Alan and Richard Jensen, the able and industrious sons of a Danish ship broker who had settled in England's industrial midlands, were youthful car enthusiasts - Richard was but 17 - when they built their first special body on an Austin Seven chassis in the late 1920s. A trim little sports two-seater, it displayed the eager lines that were to be the hallmark of the brothers' design for the next thirty years. Their work attracted the attention of the Standard Motor Company and Avon Bodies of Warwick, who built a series of stylish Avon-Standard roadsters and coupes from their drawings and with their practical advice. Other Jensen special coachwork on a wide range of chassis followed, all distinguished by pleasing lines, relatively light weight and sound construction methods. By 1934 they owned an efficiently-run coachbuilding operation and entertained thoughts of becoming automobile manufacturers in their own right.
They had produced a pair of rakish four-seater sports tourers on the Ford V8 chassis to the order of Hollywood idol Clark Gable. With their flowing fenders and lowered hoods, displaying suberb craftsmanship in every detail, the Jensen-Fords had all the panache a movie star could wish for; they were widely acclaimed and some 20 replicas were built. It was high time for a separate Jensen marque to make its debut, but there was a snag. Supplying complete chassis to the coachbuilders was one thing; Ford would not supply parts for a potential competitor, no matter how small. Fortunately, the Jensen brothers were by now rather well connected. Pioneer aviator and racing motorist Lord Brabazon interceded, Edsel Ford was prevailed upon to visit the Jensen factory during a visit to England, the difficulties were smoothed away. The resulting high compression 120bhp V8 powered S-Type Jensen, with its noble, vee- fronted radiator, was even more striking than the Gable cars had been. It was accelerative and responsive. The timber framed, aluminum- paneled body was shaped by some of the world's most dedicated craftsman. Instruments, controls, the selected leathers to be used to finish the interior were all of prime quality. Above all, the Jensen represented peerless value for the money, and accordingly sales were entirely satisfactory.

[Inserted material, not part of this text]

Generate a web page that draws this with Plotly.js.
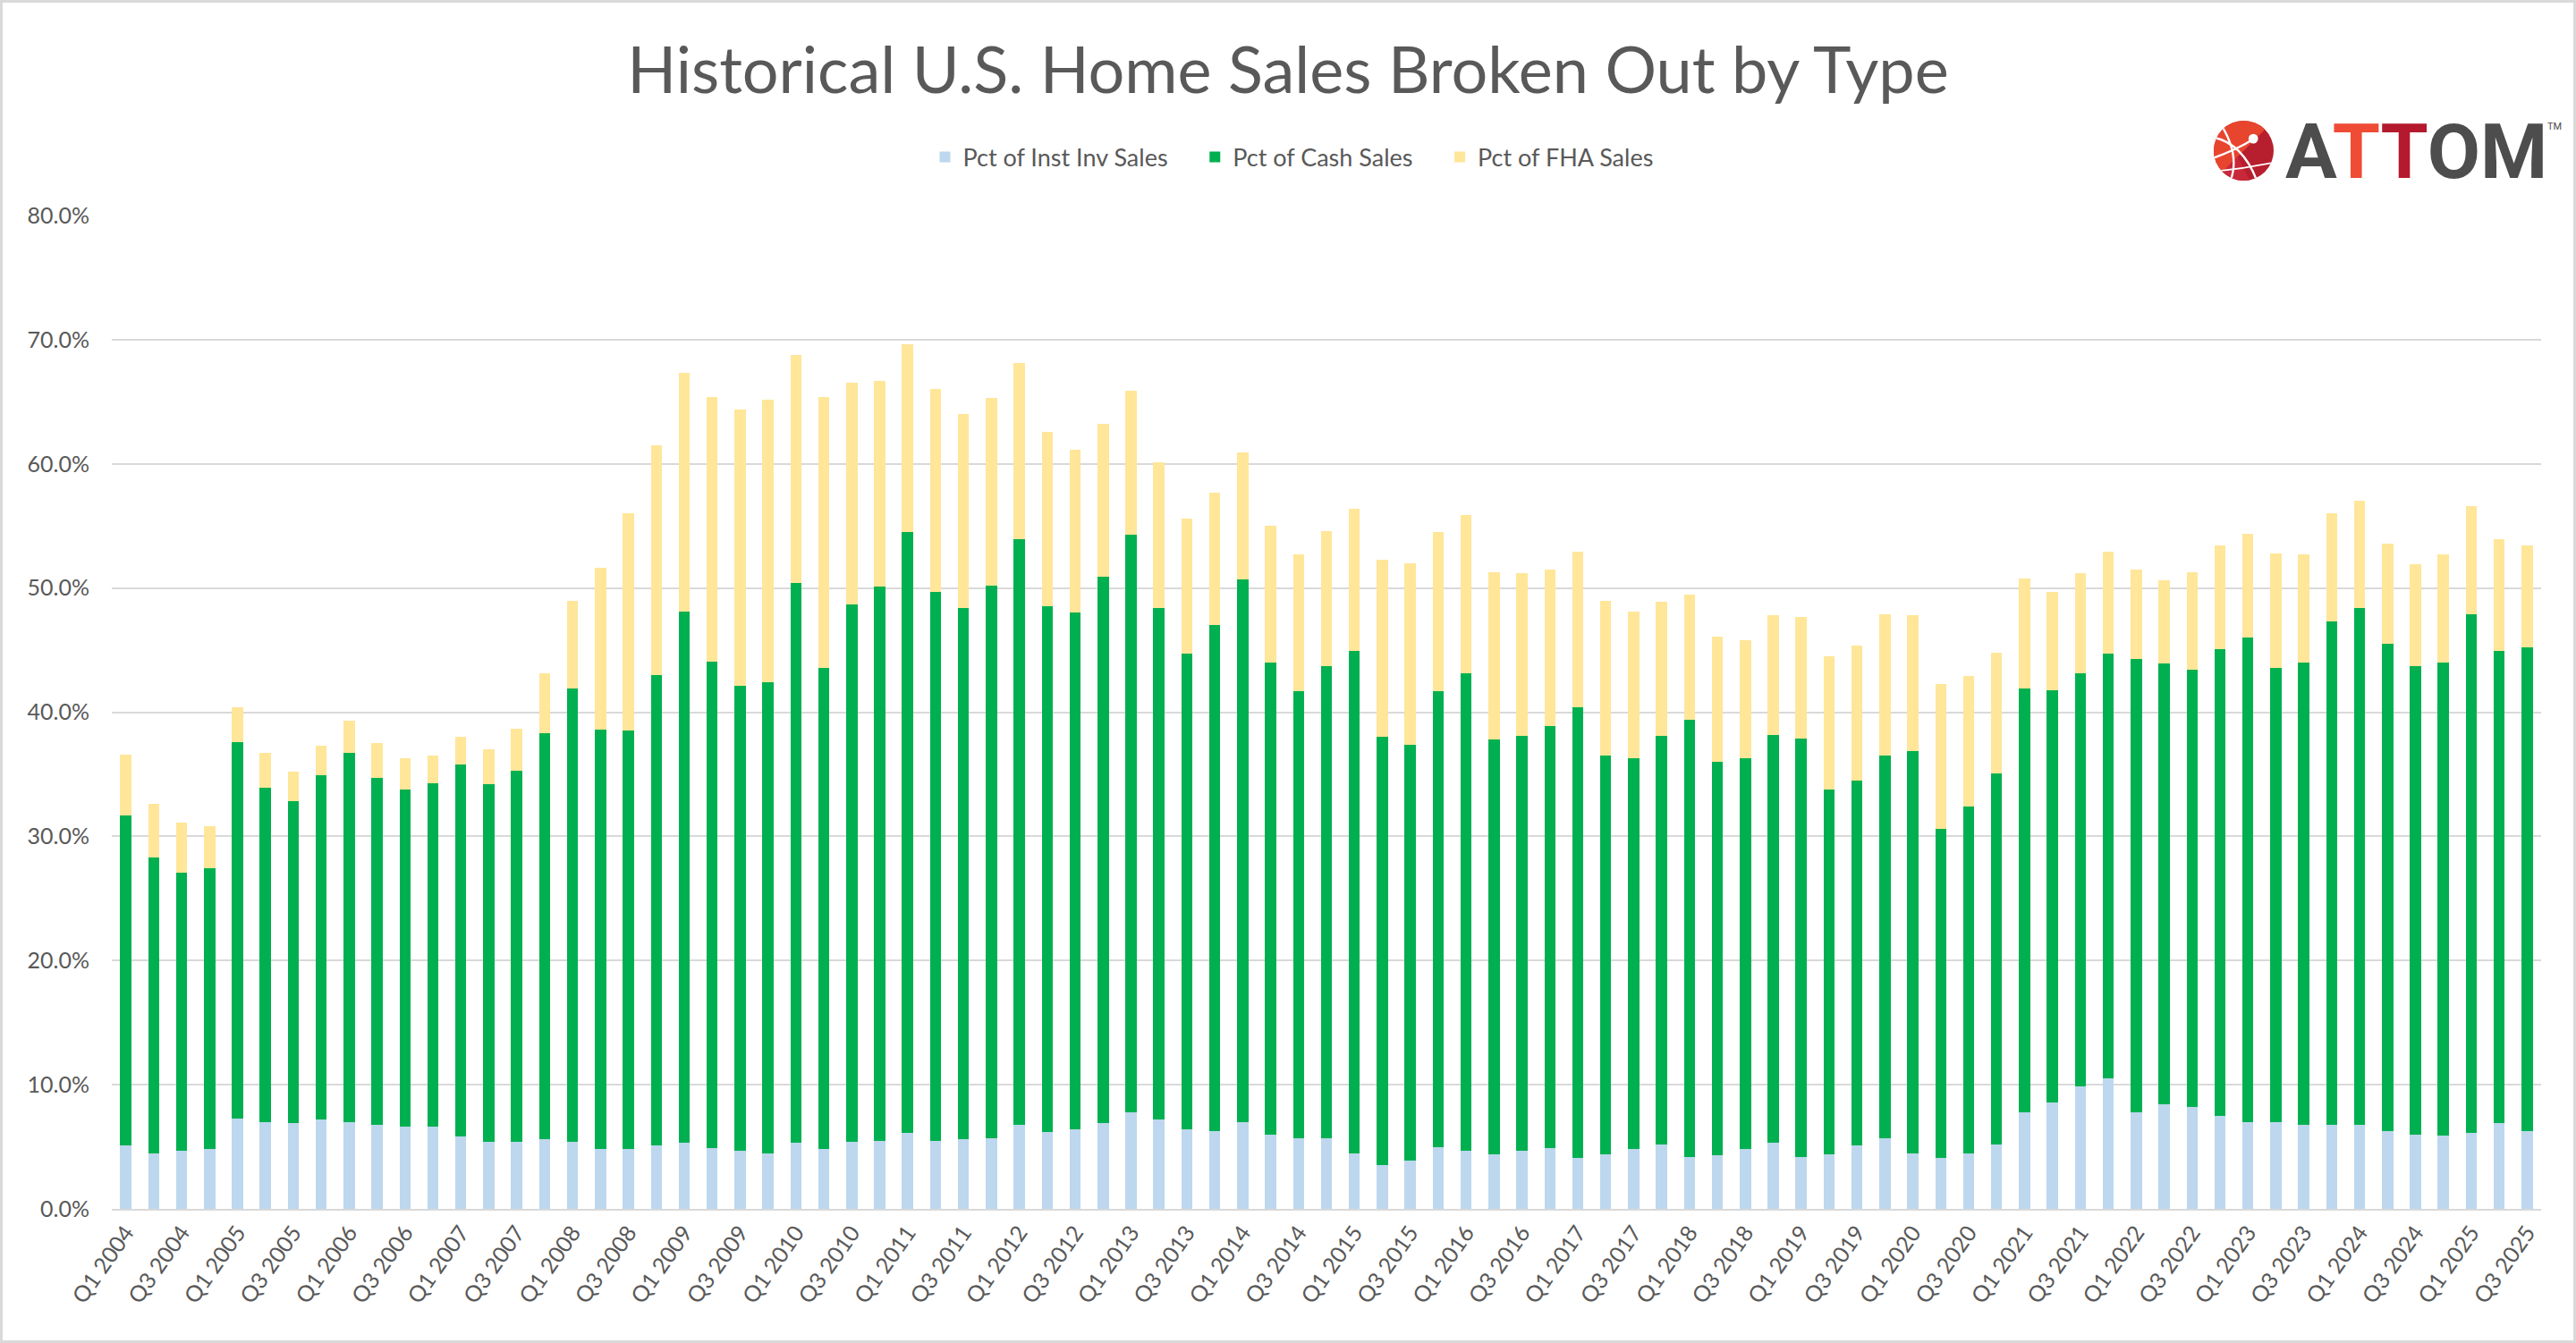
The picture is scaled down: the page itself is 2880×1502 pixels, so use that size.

It was all very gratifying, but still Alan and Richard Jensen sought greater refinement, possibly greater power. That V8 was all very well, but English buyers preferred the purr of a straight six or eight to the beat of cylinders in vee configuration. Once again the brothers looked across the Atlantic and found what they sought in the sophisticated Nash overhead-valve straight engine. That company's first eight had appeared late in 1929, boasting a twin ignition - with a pair of sparking plugs per cylinder - no less than nine main bearings and 100 bhp. '80 miles an hour in three blocks', claimed Nash's marketing men, and examples of the Ambassador Eight, which found their way to England impressed the motoring press's road-testers with their surging acceleration. A good performanance in the Le Mans 24-Hour GP d'Endurance brought the Nash Eight to the attention of enthusiasts. By 1938 this superb powerplant had been yet further refined, still with twin ignition but now of 260.8 cu. in. (4.2 liters) and offering a serene 115bhp, and no doubt there was more to come. The engine's simple elegance must also have appealed to the Jensens: its black and green enamel finish was as tastefully understated as any Derby product, and the engine fully filled the endless, multi-louvered hood. As installed in the Jensen, power was said to be 120bhp at 3500rpm, good enough to provide a Jensen Model H saloon with 88mph top speed under test. Jensen themselves claimed the fourseater tourer was good for 95 mph, which it probably was, with the sports windscreen folded flat. Significantly, there was a Columbia twin-ratio rear axle to provide these very fully-equipped machines with effortless 85mph cruising at a mere 2800rpm.
Documentation with this spectactularly presented Jensen confirms that it was delivered to its English first owner in March of 1939. There were long periods in storage and two more owners before the present vendor, a Pebble Beach award-winner and professional restorer, acquired it some 35 years ago. The lengthy and professional restoration was undertaken under the watchful direction of the owner. The Jensen's quality has been recognized by the Classic Car Club of America, who have accepted it as a full classic. The owner has gone as far as to state, this is the best driving of my classics; much smoother than my 1935 Bentley, as fast and much more refined than my 1937 4.4 liter Alvis. This automobile displays exquisite perfection in its detail, as shown in the engine-turned firewall and beautifully finished burled walnut dash, fine leather upholstery and trimmed interior. It is thought to be the last remaining Jensen Model H and its magnificent condition warrants close attention. This spectacular and handsome car is ready for show or drive.